Last week, I was at a hockey game with my family. It was a good game, good fun, an exciting NHL experience.

At one point my godson became visibly upset. When we asked, he explained that he was worried that the feelings of the losing team would be hurt, and that bothered him.

A 'proud Auntie' moment, to be sure!! His mom and I both melted.

That heart. That pure, compassionate, loving heart.
I thought: The world needs more of that.

As I continue to reflect, the more I am becoming convinced of this. The world DOES need more compassion; more people caring about the feelings of loved ones AND strangers; more people to ignore whatever the crowd suggests is appropriate, and instead focus on the opportunity to demonstrate love.

It's not always easy or popular, but it is always the right thing to do: to be kind and caring, and to genuinely wish the best for those around us.

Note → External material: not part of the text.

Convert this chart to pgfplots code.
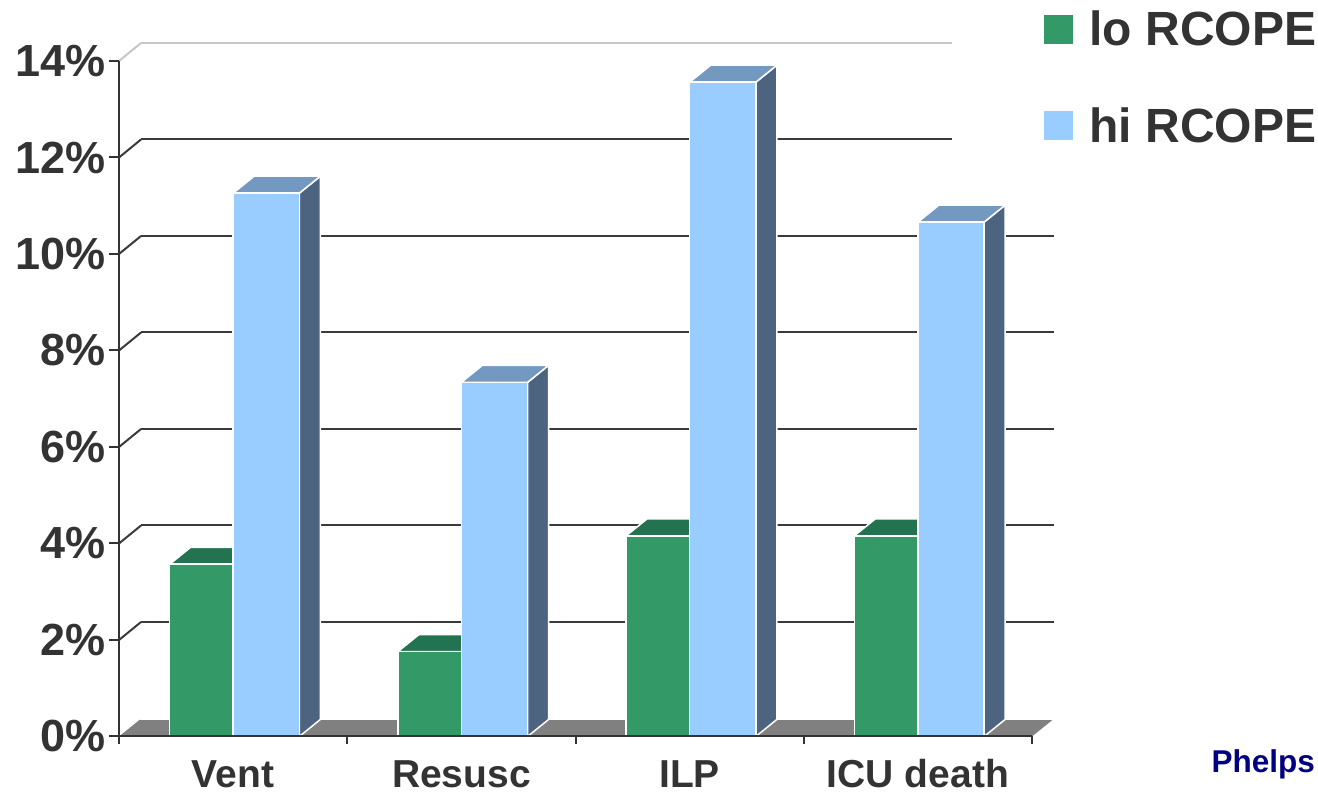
\documentclass[border=0pt]{standalone}
\usepackage{pgfplots}
\pgfplotsset{compat=1.18}
\usepackage{pgfplotstable}
\usepackage{fontspec}
\setmainfont{Liberation Sans}

\definecolor{txt}{HTML}{333333}
\definecolor{lofront}{HTML}{339966}
\definecolor{lotop}{HTML}{237350}
\definecolor{loside}{HTML}{1E5C40}
\definecolor{hifront}{HTML}{99CCFF}
\definecolor{hitop}{HTML}{7399C0}
\definecolor{hiside}{HTML}{4D6480}
\definecolor{floorc}{HTML}{808080}
\definecolor{gridc}{HTML}{3A3A3A}
\definecolor{navyc}{HTML}{000080}

\pgfplotstableread{
idx lo hi
0 3.57 11.26
1 1.76 7.34
2 4.16 13.56
3 4.16 10.66
}\data

% depth of bars and of the wall, in axis units
\def\bdx{0.092}
\def\bdy{0.352}
\def\wdx{0.0964}
\def\wdy{0.373}

\begin{document}
\begin{tikzpicture}
\begin{axis}[
  name=ax,
  scale only axis, width=913bp, height=675.5bp,
  xmin=-0.5, xmax=3.5, ymin=0, ymax=14,
  clip=false,
  axis on top=true,
  axis x line*=bottom, axis y line*=left,
  axis line style={draw=txt, line width=2bp},
  tick style={draw=txt, line width=2bp},
  tick align=outside,
  major tick length=10bp,
  minor tick length=8bp,
  ytick={0,2,...,14},
  yticklabels={0\%,2\%,4\%,6\%,8\%,10\%,12\%,14\%},
  yticklabel style={font=\fontsize{45bp}{45bp}\selectfont\bfseries, text=txt},
  xtick={0,1,2,3},
  xticklabels={Vent,Resusc,ILP,ICU death},
  major x tick style={draw=none},
  minor xtick={-0.5,0.5,1.5,2.5,3.5},
  minor x tick style={draw=txt, line width=2bp},
  xticklabel style={font=\fontsize{39bp}{39bp}\selectfont\bfseries, text=txt, anchor=base, inner sep=0pt, yshift=-41bp},
  legend style={at={(axis cs:3.5526,15.036)}, anchor=north west, draw=none, fill=none,
     inner sep=0pt, row sep=60bp,
     font=\fontsize{48bp}{48bp}\selectfont\bfseries, text=txt,
     nodes={inner sep=0pt},
     /tikz/every odd column/.append style={column sep=17bp}},
  legend cell align=left,
]
% floor
\addplot[forget plot, fill=floorc, draw=none] coordinates {(-0.5,0) (3.5,0) (3.592,0.352) (-0.408,0.352)} -- cycle;
\addplot[forget plot, draw=white, line width=1.5bp] coordinates {(-0.408,0.352) (3.592,0.352)};
% back wall grid lines and left wall diagonals
\pgfplotsinvokeforeach{2,4,6,8,10}{
  \pgfmathsetmacro\gy{#1+\wdy}
  \edef\cmd{%
    \noexpand\addplot[forget plot, draw=gridc, line width=2bp] coordinates {(-0.4036,\gy) (3.5964,\gy)};
    \noexpand\addplot[forget plot, draw=gridc, line width=2bp] coordinates {(-0.5,#1) (-0.4036,\gy)};
  }\cmd
}
\addplot[forget plot, draw=gridc, line width=2bp] coordinates {(-0.4036,12.373) (3.149,12.373)};
\addplot[forget plot, draw=gridc, line width=2bp] coordinates {(-0.5,12) (-0.4036,12.373)};
\addplot[forget plot, draw=black!22, line width=2bp] coordinates {(-0.4036,14.373) (3.149,14.373)};
\addplot[forget plot, draw=black!22, line width=2bp] coordinates {(-0.5,14) (-0.4036,14.373)};
% 3D bars
\pgfplotsinvokeforeach{0,1,2,3}{
  \pgfplotstablegetelem{#1}{lo}\of\data \let\vlo\pgfplotsretval
  \pgfplotstablegetelem{#1}{hi}\of\data \let\vhi\pgfplotsretval
  \pgfmathsetmacro\xa{#1-0.278}
  \pgfmathsetmacro\xb{#1}
  \pgfmathsetmacro\xc{#1+0.29}
  \pgfmathsetmacro\xad{\xa+\bdx}
  \pgfmathsetmacro\xbd{\xb+\bdx}
  \pgfmathsetmacro\xcd{\xc+\bdx}
  \pgfmathsetmacro\vlod{\vlo+\bdy}
  \pgfmathsetmacro\vhid{\vhi+\bdy}
  \edef\cmd{%
    \noexpand\addplot[forget plot, fill=loside, draw=white, line width=1.5bp] coordinates {(\xb,0) (\xbd,\bdy) (\xbd,\vlod) (\xb,\vlo)} -- cycle;
    \noexpand\addplot[forget plot, fill=lotop, draw=white, line width=1.5bp] coordinates {(\xa,\vlo) (\xb,\vlo) (\xbd,\vlod) (\xad,\vlod)} -- cycle;
    \noexpand\addplot[forget plot, fill=lofront, draw=white, line width=1.5bp] coordinates {(\xa,0) (\xb,0) (\xb,\vlo) (\xa,\vlo)} -- cycle;
    \noexpand\addplot[forget plot, fill=hiside, draw=white, line width=1.5bp] coordinates {(\xc,0) (\xcd,\bdy) (\xcd,\vhid) (\xc,\vhi)} -- cycle;
    \noexpand\addplot[forget plot, fill=hitop, draw=white, line width=1.5bp] coordinates {(\xb,\vhi) (\xc,\vhi) (\xcd,\vhid) (\xbd,\vhid)} -- cycle;
    \noexpand\addplot[forget plot, fill=hifront, draw=white, line width=1.5bp] coordinates {(\xb,0) (\xc,0) (\xc,\vhi) (\xb,\vhi)} -- cycle;
  }\cmd
}
\addlegendimage{legend image code/.code={\fill[lofront] (0bp,-14bp) rectangle (28bp,14bp);}}
\addlegendentry{lo RCOPE}
\addlegendimage{legend image code/.code={\fill[hifront] (0bp,-14bp) rectangle (28bp,14bp);}}
\addlegendentry{hi RCOPE}
\node[anchor=base east, inner sep=0pt, text=navyc, font=\fontsize{31.5bp}{31.5bp}\selectfont\bfseries] at (axis cs:4.740,-0.736) {Phelps};
\coordinate (bbsw) at (axis cs:-1.0214,-1.2124);
\coordinate (bbne) at (axis cs:4.753,15.264);
\end{axis}
\pgfresetboundingbox
\useasboundingbox (bbsw) rectangle (bbne);
\end{tikzpicture}
\end{document}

What a wonderful reminder from this beautiful 7-year-old that love is not just a nicety to speak of, but a Christian duty to live. Because if we agree that the world needs more of this big-hearted behaviour, then we also accept that we are called to live out this big-hearted behaviour. It's not up to the nebulous "someone else" to provide; it's up to us to produce.

Whether 7 or 97, we are called to make the world a more loving place; Jesus's mandate doesn't have age restrictions. "I give you a new commandment, that you love one another. Just as I have loved you, you also should love one another. By this everyone will know that you are my disciples, if you have love for one another.’ (Jn 13.34-35)

And so I pray this week that I may carry the compassion that my godson carries in his heart, that I may show that compassion as a sign of my love for Jesus.
I pray we may all have the courage to embrace our shared duty and fulfill it to the very best of our ability - with everyone and everything God puts in our path.